If automation saves 450 engineering hours per month, that is equivalent to approximately 2.6 full-time engineers — representing $340,000-$470,000 in avoided hiring costs annually.
But it goes further. Those engineers are not sitting idle — they are redirecting time from repetitive production work to higher-value activities: complex design challenges, process improvement, customer support, and innovation. This shift in how engineering time is allocated often has the most transformative long-term impact, even if it is the hardest to quantify in a spreadsheet.
In our experience, most CAD automation projects pay for themselves within 6-9 months. The key is starting with the highest-volume, most repetitive workflows.
What NOT to Include in Your ROI Calculation
A credible business case is one that does not overclaim. Resist the temptation to pad your numbers with speculative or difficult-to-verify benefits. Here is what to leave out — or at least separate into a "soft benefits" appendix:
- Morale improvement — yes, engineers prefer interesting work over repetitive tasks. But quantifying "improved morale" in dollar terms invites skepticism.

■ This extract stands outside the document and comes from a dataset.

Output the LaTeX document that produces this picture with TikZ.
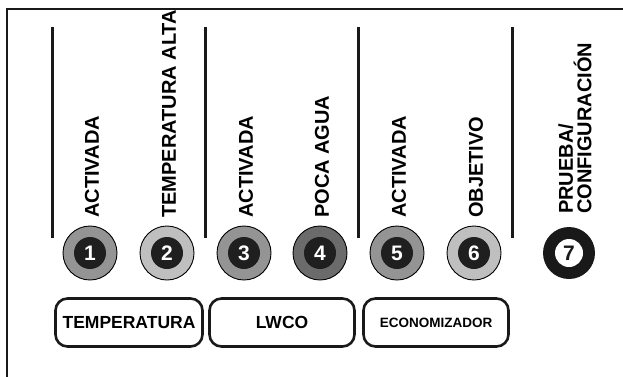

- Revenue growth assumptions — claiming that automation will directly generate new sales is a stretch unless you can draw a clear, documented line from faster turnaround to won contracts.
- Software licensing savings — unless automation specifically reduces the number of CAD seats you need, do not include this.
- Long-term strategic value — standardization, scalability, and institutional knowledge preservation are real benefits, but they are better discussed qualitatively in the narrative section of your proposal.
The goal is a business case that can withstand scrutiny. Conservative numbers that hold up under questioning are far more powerful than optimistic projections that get discounted or rejected.
Sample Business Case Template
When you are ready to formalize your proposal, structure it in a format that decision-makers expect:
- Current State — Describe the workflows being targeted. Include volume (tasks per month), current time per task, team size, and any known quality issues. Use real data from the past 6-12 months.
- Proposed Solution — Describe the automation approach in non-technical terms. Focus on what changes for the user: inputs, outputs, and the new workflow.
- Investment Required — Break this into implementation cost (one-time) and ongoing costs (annual maintenance, hosting, licenses). Be transparent about the range if the scope is not fully defined.
- Expected Returns — Present the three categories: direct time savings, error reduction savings, and throughput/capacity gains. Show your assumptions clearly.
- Payback Period — Divide the total investment by the annual savings. For most engineering automation projects, this falls between 4 and 12 months.
- Risk and Mitigation — Acknowledge the risks (scope creep, adoption challenges, edge cases) and describe how they will be managed. A phased approach is the most effective risk mitigation strategy.
If you want a faster starting point, our ROI Calculator can help you generate initial estimates based on your specific workflow volumes and team costs.
The business case for engineering design automation is not theoretical. It is arithmetic. Start with the tasks your team performs most frequently, measure the time they consume, and calculate the savings using the framework above. The numbers will make the argument for you.